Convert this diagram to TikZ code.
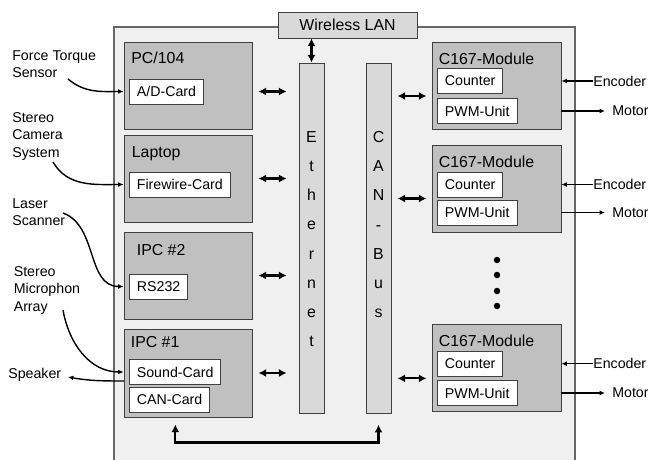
\documentclass[tikz,border=0pt]{standalone}
\usepackage{fontspec}
\setmainfont{Liberation Sans}
\usetikzlibrary{positioning,calc,arrows.meta}
\definecolor{outerfill}{HTML}{F0F0F0}
\definecolor{unitfill}{HTML}{C0C0C0}
\definecolor{barfill}{HTML}{D9D9D9}
\definecolor{edge}{HTML}{404040}
\begin{document}
\begin{tikzpicture}[x=0.025cm,y=-0.025cm,
  unit/.style={draw=edge, fill=unitfill, line width=0.6pt, minimum width=3.2cm, minimum height=2.175cm, inner sep=0},
  title/.style={anchor=north west, inner sep=0, font=\fontsize{11.3}{13.5}\selectfont},
  card/.style={draw=edge, fill=white, line width=0.6pt, anchor=west, inner xsep=5.3pt, inner ysep=0, minimum height=0.625cm, font=\fontsize{10.1}{12.6}\selectfont},
  bar/.style={draw=edge, fill=barfill, line width=0.6pt, minimum width=0.625cm, minimum height=8.75cm, inner sep=0},
  bartext/.style={inner sep=0, align=center, font=\fontsize{11.3}{20.8}\selectfont},
  side/.style={inner sep=0, align=left, font=\fontsize{10.1}{12.6}\selectfont},
  bus/.style={{Latex[length=5.5pt,width=5.8pt]}-{Latex[length=5.5pt,width=5.8pt]}, line width=1.6pt},
  sig/.style={-{Latex[length=3.8pt,width=3.4pt]}, line width=1pt}]
\useasboundingbox (0,0) rectangle (648,459);
\draw[draw=edge!80, fill=outerfill, line width=0.8pt] (114,462) -- (114,27) -- (575,27) -- (575,462);
\node[draw=edge, fill=barfill, line width=0.6pt, minimum width=3.475cm, minimum height=0.65cm, inner sep=0, font=\fontsize{11.3}{13.5}\selectfont] (wlan) at (347.5,25) {Wireless LAN};

\node[unit] (pc104) at (188,85.5) {};
\node[title] at ([shift={(7.5,10)}]pc104.north west) {PC/104};
\node[card] (adcard) at (129,91.5) {A/D-Card};
\node[unit] (laptop) at (188,178.5) {};
\node[title] at ([shift={(8,12)}]laptop.north west) {Laptop};
\node[card] (firewire) at (129,184.5) {Firewire-Card};
\node[unit] (ipc2) at (188,275.5) {};
\node[title] at ([shift={(13,13)}]ipc2.north west) {IPC \#2};
\node[card] (rs232) at (129,286.5) {RS232};
\node[unit, minimum height=2.2cm] (ipc1) at (188,373) {};
\node[title] at ([shift={(7,8)}]ipc1.north west) {IPC \#1};
\node[card] (sound) at (129,372) {Sound-Card};
\node[card] (cancard) at (129,399.5) {CAN-Card};

\node[bar] (ethernet) at (311.5,238) {};
\node[bartext, below=1.71cm of ethernet.north] {E\\t\\h\\e\\r\\n\\e\\t};
\node[bar] (canbus) at (378.5,238) {};
\node[bartext, below=1.71cm of canbus.north] {C\\A\\N\\-\\B\\u\\s};

\node[unit, minimum width=3.225cm] (mod1) at (496.5,85.5) {};
\node[title] at ([shift={(7,11)}]mod1.north west) {C167-Module};
\node[card] (counter1) at (437,81) {Counter};
\node[card] (pwm1) at (437,111) {PWM-Unit};
\node[unit, minimum width=3.225cm] (mod2) at (496.5,188.5) {};
\node[title] at ([shift={(7,11)}]mod2.north west) {C167-Module};
\node[card] (counter2) at (437,184.5) {Counter};
\node[card] (pwm2) at (437,212.5) {PWM-Unit};
\node[unit, minimum width=3.225cm] (mod3) at (496.5,367.5) {};
\node[title] at ([shift={(7,11)}]mod3.north west) {C167-Module};
\node[card] (counter3) at (437,363.7) {Counter};
\node[card] (pwm3) at (437,393) {PWM-Unit};

\foreach \y in {260,275,291,306}
  \fill (497,\y) circle (2.3pt);

\node[side, anchor=north west] (ftlabel) at (12,50) {Force Torque\\Sensor};
\node[side, anchor=north west] (camlabel) at (12,112) {Stereo\\Camera\\System};
\node[side, anchor=north west] (laserlabel) at (12,198) {Laser\\Scanner};
\node[side, anchor=north west] (miclabel) at (13.5,266) {Stereo\\Microphon\\Array};
\node[side, anchor=base west] (spklabel) at (8,378) {Speaker};
\coordinate (ftsrc) at (68,79);
\coordinate (camsrc) at (53,162);
\coordinate (lasersrc) at (63,213);
\coordinate (micsrc) at (63,310);
\coordinate (spkend) at (68,377);
\coordinate (spkout) at (124,381);

\foreach \i in {1,2,3} {
  \node[side, anchor=west] (enc\i) at (593,0 |- counter\i) {Encoder};
  \node[side, anchor=west] (mot\i) at (612,0 |- pwm\i) {Motor};
  \draw[sig] (enc\i.west) -- (mod\i.east |- counter\i);
  \draw[sig, shorten >=5pt] (mod\i.east |- pwm\i) -- (mot\i.west);
  \coordinate (gap\i) at ($(counter\i.south)!.5!(pwm\i.north)$);
  \draw[bus, shorten <=4.3pt, shorten >=3.6pt] (canbus.east |- gap\i) -- (mod\i.west |- gap\i);
}

\draw[sig] (ftsrc) to[out=-40,in=180] (pc104.west |- adcard);
\draw[sig] (camsrc) to[out=-60,in=180] (laptop.west |- firewire);
\draw[sig] (lasersrc) to[out=-20,in=180] (ipc2.west |- rs232);
\draw[sig] (micsrc) to[out=-80,in=180] (ipc1.west |- sound);
\draw[sig] (spkout) to[out=180,in=-10] (spkend);

\draw[bus] (wlan.south -| ethernet.north) -- (ethernet.north);
\draw[bus, shorten <=4.3pt, shorten >=8.5pt] (pc104.east |- adcard) -- (ethernet.west |- adcard);
\draw[bus, shorten <=4.3pt, shorten >=8.5pt] (laptop.east) -- (ethernet.west |- laptop.east);
\draw[bus, shorten <=4.3pt, shorten >=8.5pt] (ipc2.east) -- (ethernet.west |- ipc2.east);
\draw[bus, shorten <=4.3pt, shorten >=8.5pt] (ipc1.east) -- (ethernet.west |- ipc1.east);
\draw[bus, shorten <=5pt, shorten >=8pt] ([xshift=-9pt]ipc1.south) -- ++(0,25) -| (canbus.south);
\end{tikzpicture}
\end{document}
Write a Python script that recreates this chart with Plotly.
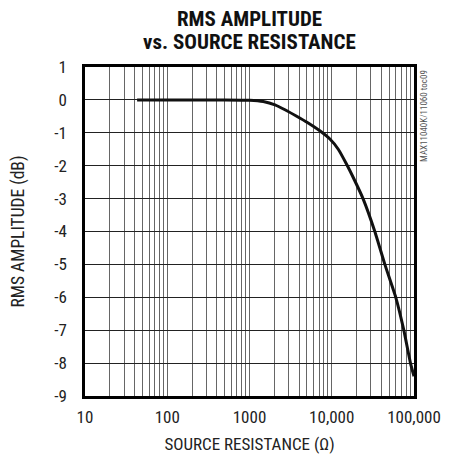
☆ ☆ ☆ ☆ ☆
» Instructions for the task: Leave the images out, please, and restate each line word for word.

» Output of the task:
Convert this diagram to TikZ code.
\documentclass[tikz,border=0pt]{standalone}
\usepackage{fontspec}
\setmainfont{Liberation Sans}
\usetikzlibrary{positioning,calc,arrows.meta}
\definecolor{outerfill}{HTML}{F0F0F0}
\definecolor{unitfill}{HTML}{C0C0C0}
\definecolor{barfill}{HTML}{D9D9D9}
\definecolor{edge}{HTML}{404040}
\begin{document}
\begin{tikzpicture}[x=0.025cm,y=-0.025cm,
  unit/.style={draw=edge, fill=unitfill, line width=0.6pt, minimum width=3.2cm, minimum height=2.175cm, inner sep=0},
  title/.style={anchor=north west, inner sep=0, font=\fontsize{11.3}{13.5}\selectfont},
  card/.style={draw=edge, fill=white, line width=0.6pt, anchor=west, inner xsep=5.3pt, inner ysep=0, minimum height=0.625cm, font=\fontsize{10.1}{12.6}\selectfont},
  bar/.style={draw=edge, fill=barfill, line width=0.6pt, minimum width=0.625cm, minimum height=8.75cm, inner sep=0},
  bartext/.style={inner sep=0, align=center, font=\fontsize{11.3}{20.8}\selectfont},
  side/.style={inner sep=0, align=left, font=\fontsize{10.1}{12.6}\selectfont},
  bus/.style={{Latex[length=5.5pt,width=5.8pt]}-{Latex[length=5.5pt,width=5.8pt]}, line width=1.6pt},
  sig/.style={-{Latex[length=3.8pt,width=3.4pt]}, line width=1pt}]
\useasboundingbox (0,0) rectangle (648,459);
\draw[draw=edge!80, fill=outerfill, line width=0.8pt] (114,462) -- (114,27) -- (575,27) -- (575,462);
\node[draw=edge, fill=barfill, line width=0.6pt, minimum width=3.475cm, minimum height=0.65cm, inner sep=0, font=\fontsize{11.3}{13.5}\selectfont] (wlan) at (347.5,25) {Wireless LAN};

\node[unit] (pc104) at (188,85.5) {};
\node[title] at ([shift={(7.5,10)}]pc104.north west) {PC/104};
\node[card] (adcard) at (129,91.5) {A/D-Card};
\node[unit] (laptop) at (188,178.5) {};
\node[title] at ([shift={(8,12)}]laptop.north west) {Laptop};
\node[card] (firewire) at (129,184.5) {Firewire-Card};
\node[unit] (ipc2) at (188,275.5) {};
\node[title] at ([shift={(13,13)}]ipc2.north west) {IPC \#2};
\node[card] (rs232) at (129,286.5) {RS232};
\node[unit, minimum height=2.2cm] (ipc1) at (188,373) {};
\node[title] at ([shift={(7,8)}]ipc1.north west) {IPC \#1};
\node[card] (sound) at (129,372) {Sound-Card};
\node[card] (cancard) at (129,399.5) {CAN-Card};

\node[bar] (ethernet) at (311.5,238) {};
\node[bartext, below=1.71cm of ethernet.north] {E\\t\\h\\e\\r\\n\\e\\t};
\node[bar] (canbus) at (378.5,238) {};
\node[bartext, below=1.71cm of canbus.north] {C\\A\\N\\-\\B\\u\\s};

\node[unit, minimum width=3.225cm] (mod1) at (496.5,85.5) {};
\node[title] at ([shift={(7,11)}]mod1.north west) {C167-Module};
\node[card] (counter1) at (437,81) {Counter};
\node[card] (pwm1) at (437,111) {PWM-Unit};
\node[unit, minimum width=3.225cm] (mod2) at (496.5,188.5) {};
\node[title] at ([shift={(7,11)}]mod2.north west) {C167-Module};
\node[card] (counter2) at (437,184.5) {Counter};
\node[card] (pwm2) at (437,212.5) {PWM-Unit};
\node[unit, minimum width=3.225cm] (mod3) at (496.5,367.5) {};
\node[title] at ([shift={(7,11)}]mod3.north west) {C167-Module};
\node[card] (counter3) at (437,363.7) {Counter};
\node[card] (pwm3) at (437,393) {PWM-Unit};

\foreach \y in {260,275,291,306}
  \fill (497,\y) circle (2.3pt);

\node[side, anchor=north west] (ftlabel) at (12,50) {Force Torque\\Sensor};
\node[side, anchor=north west] (camlabel) at (12,112) {Stereo\\Camera\\System};
\node[side, anchor=north west] (laserlabel) at (12,198) {Laser\\Scanner};
\node[side, anchor=north west] (miclabel) at (13.5,266) {Stereo\\Microphon\\Array};
\node[side, anchor=base west] (spklabel) at (8,378) {Speaker};
\coordinate (ftsrc) at (68,79);
\coordinate (camsrc) at (53,162);
\coordinate (lasersrc) at (63,213);
\coordinate (micsrc) at (63,310);
\coordinate (spkend) at (68,377);
\coordinate (spkout) at (124,381);

\foreach \i in {1,2,3} {
  \node[side, anchor=west] (enc\i) at (593,0 |- counter\i) {Encoder};
  \node[side, anchor=west] (mot\i) at (612,0 |- pwm\i) {Motor};
  \draw[sig] (enc\i.west) -- (mod\i.east |- counter\i);
  \draw[sig, shorten >=5pt] (mod\i.east |- pwm\i) -- (mot\i.west);
  \coordinate (gap\i) at ($(counter\i.south)!.5!(pwm\i.north)$);
  \draw[bus, shorten <=4.3pt, shorten >=3.6pt] (canbus.east |- gap\i) -- (mod\i.west |- gap\i);
}

\draw[sig] (ftsrc) to[out=-40,in=180] (pc104.west |- adcard);
\draw[sig] (camsrc) to[out=-60,in=180] (laptop.west |- firewire);
\draw[sig] (lasersrc) to[out=-20,in=180] (ipc2.west |- rs232);
\draw[sig] (micsrc) to[out=-80,in=180] (ipc1.west |- sound);
\draw[sig] (spkout) to[out=180,in=-10] (spkend);

\draw[bus] (wlan.south -| ethernet.north) -- (ethernet.north);
\draw[bus, shorten <=4.3pt, shorten >=8.5pt] (pc104.east |- adcard) -- (ethernet.west |- adcard);
\draw[bus, shorten <=4.3pt, shorten >=8.5pt] (laptop.east) -- (ethernet.west |- laptop.east);
\draw[bus, shorten <=4.3pt, shorten >=8.5pt] (ipc2.east) -- (ethernet.west |- ipc2.east);
\draw[bus, shorten <=4.3pt, shorten >=8.5pt] (ipc1.east) -- (ethernet.west |- ipc1.east);
\draw[bus, shorten <=5pt, shorten >=8pt] ([xshift=-9pt]ipc1.south) -- ++(0,25) -| (canbus.south);
\end{tikzpicture}
\end{document}
Write a Python script that recreates this chart with Plotly.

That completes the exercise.